*TASK TO CARRY OUT*
Everything from the first line down to the line containing "(719,177) -- cycle;" is to be retyped exactly, both ends included, with pictures left out.

*GIVEN INFORMATION*

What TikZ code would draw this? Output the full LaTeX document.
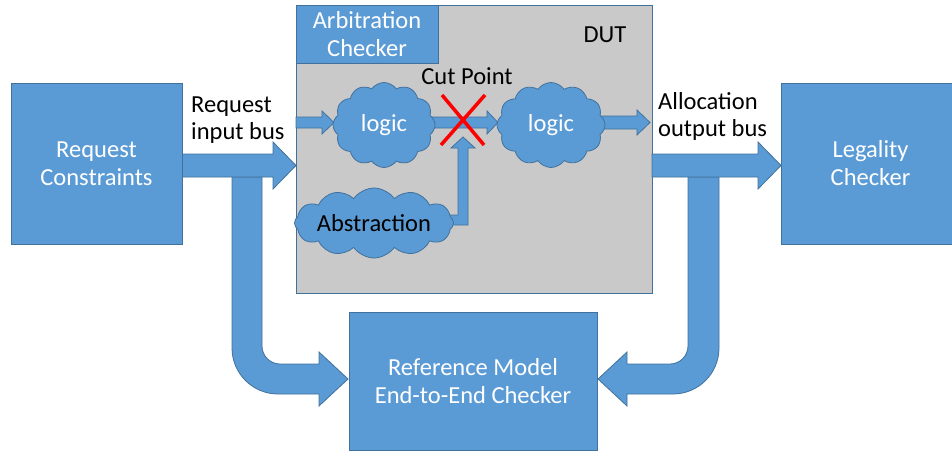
\documentclass[tikz,border=0pt]{standalone}
\usepackage{fontspec}
\setmainfont{Carlito}
\usetikzlibrary{shapes.symbols}
\definecolor{boxblue}{RGB}{91,155,213}
\definecolor{edgeblue}{RGB}{65,113,156}
\definecolor{dutgray}{RGB}{201,201,201}
\begin{document}
\begin{tikzpicture}[x=1pt,y=-1pt,
  blk/.style={fill=boxblue,draw=edgeblue,line width=0.8pt},
  boxnode/.style={blk,rectangle,inner sep=0pt,text=white,font=\fontsize{24.5}{28}\selectfont,align=center},
  lbl/.style={text=black,font=\fontsize{24.5}{27}\selectfont,align=left,inner sep=0pt},
  puff/.style={cloud,cloud puffs=12,cloud puff arc=110,cloud ignores aspect,fill=boxblue,draw=edgeblue,line width=0.8pt,inner sep=0pt,font=\fontsize{24.5}{27}\selectfont},
  cutx/.style={draw=red,line width=3.5pt}
]
\useasboundingbox (0,0) rectangle (952,452);
\clip (0,0) rectangle (952,452);

% DUT and arbitration checker
\node[draw=edgeblue,line width=0.8pt,fill=dutgray,rectangle,minimum width=356pt,minimum height=288pt,inner sep=0pt] (dut) at (474,149) {};
\node[boxnode,minimum width=142pt,minimum height=58pt] (arb) at (367,34) {Arbitration\\Checker};
\node[lbl] (dutlbl) at (605,35) {DUT};

% big L-shaped arrows
\draw[blk] (232,177) -- (232,348) .. controls (232,373.4) and (252.6,394) .. (278,394)
  -- (319,394) -- (319,406) -- (348,379) -- (319,352) -- (319,364) -- (280,364)
  .. controls (270.1,364) and (262,355.9) .. (262,346) -- (262,177) -- cycle;
\draw[blk] (688,177) -- (688,346) .. controls (688,355.9) and (679.9,364) .. (670,364)
  -- (627,364) -- (627,352) -- (598,379) -- (627,406) -- (627,394) -- (673,394)
  .. controls (698.4,394) and (719,373.4) .. (719,348) -- (719,177) -- cycle;

% big horizontal arrows
\draw[blk] (178,154) -- (273,154) -- (273,142) -- (296,165.5) -- (273,189) -- (273,177) -- (178,177) -- cycle;
\draw[blk] (652,154) -- (758,154) -- (758,142) -- (781,165.5) -- (758,189) -- (758,177) -- (652,177) -- cycle;

% boxes
\node[boxnode,minimum width=171pt,minimum height=161pt] (rc) at (96.5,163.5) {Request\\Constraints};
\node[boxnode,minimum width=179pt,minimum height=161pt] (lc) at (870.5,163.5) {Legality\\Checker};
\node[boxnode,minimum width=248pt,minimum height=138pt] (ref) at (473,381) {Reference Model\\End-to-End Checker};

% labels
\node[lbl,anchor=west] (inbus) at (191,120) {Request\\input bus};
\node[lbl,anchor=west] (outbus) at (658,116) {Allocation\\output bus};
\node[lbl] (cut) at (467,76) {Cut Point};

% small arrows inside DUT
\draw[blk] (296,117) -- (322,117) -- (322,111) -- (334,122.5) -- (322,134) -- (322,128) -- (296,128) -- cycle;
\draw[blk] (430,117) -- (487,117) -- (487,111) -- (498,122.5) -- (487,134) -- (487,128) -- (430,128) -- cycle;
\draw[blk] (598,116) -- (637,116) -- (637,110) -- (650,122.5) -- (637,135) -- (637,129) -- (598,129) -- cycle;
\draw[blk] (438,215) -- (458,215) -- (458,148) -- (451,148) -- (463,137) -- (475,148) -- (468,148) -- (468,225) -- (438,225) -- cycle;

% clouds
\node[puff,minimum width=102pt,minimum height=85pt,text=white] (l1) at (384,125) {logic};
\node[puff,minimum width=108pt,minimum height=85pt,text=white] (l2) at (551,125) {logic};
\node[puff,minimum width=145pt,minimum height=70pt,text=black] (abs) at (374,223) {Abstraction};

% cut point cross
\draw[cutx] (442,95) -- (484,145);
\draw[cutx] (485,95) -- (441,145);
\end{tikzpicture}
\end{document}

*RESPONSE TO THE TASK*
What TikZ code would draw this? Output the full LaTeX document.
\documentclass[tikz,border=0pt]{standalone}
\usepackage{fontspec}
\setmainfont{Carlito}
\usetikzlibrary{shapes.symbols}
\definecolor{boxblue}{RGB}{91,155,213}
\definecolor{edgeblue}{RGB}{65,113,156}
\definecolor{dutgray}{RGB}{201,201,201}
\begin{document}
\begin{tikzpicture}[x=1pt,y=-1pt,
  blk/.style={fill=boxblue,draw=edgeblue,line width=0.8pt},
  boxnode/.style={blk,rectangle,inner sep=0pt,text=white,font=\fontsize{24.5}{28}\selectfont,align=center},
  lbl/.style={text=black,font=\fontsize{24.5}{27}\selectfont,align=left,inner sep=0pt},
  puff/.style={cloud,cloud puffs=12,cloud puff arc=110,cloud ignores aspect,fill=boxblue,draw=edgeblue,line width=0.8pt,inner sep=0pt,font=\fontsize{24.5}{27}\selectfont},
  cutx/.style={draw=red,line width=3.5pt}
]
\useasboundingbox (0,0) rectangle (952,452);
\clip (0,0) rectangle (952,452);

% DUT and arbitration checker
\node[draw=edgeblue,line width=0.8pt,fill=dutgray,rectangle,minimum width=356pt,minimum height=288pt,inner sep=0pt] (dut) at (474,149) {};
\node[boxnode,minimum width=142pt,minimum height=58pt] (arb) at (367,34) {Arbitration\\Checker};
\node[lbl] (dutlbl) at (605,35) {DUT};

% big L-shaped arrows
\draw[blk] (232,177) -- (232,348) .. controls (232,373.4) and (252.6,394) .. (278,394)
  -- (319,394) -- (319,406) -- (348,379) -- (319,352) -- (319,364) -- (280,364)
  .. controls (270.1,364) and (262,355.9) .. (262,346) -- (262,177) -- cycle;
\draw[blk] (688,177) -- (688,346) .. controls (688,355.9) and (679.9,364) .. (670,364)
  -- (627,364) -- (627,352) -- (598,379) -- (627,406) -- (627,394) -- (673,394)
  .. controls (698.4,394) and (719,373.4) .. (719,348) -- (719,177) -- cycle;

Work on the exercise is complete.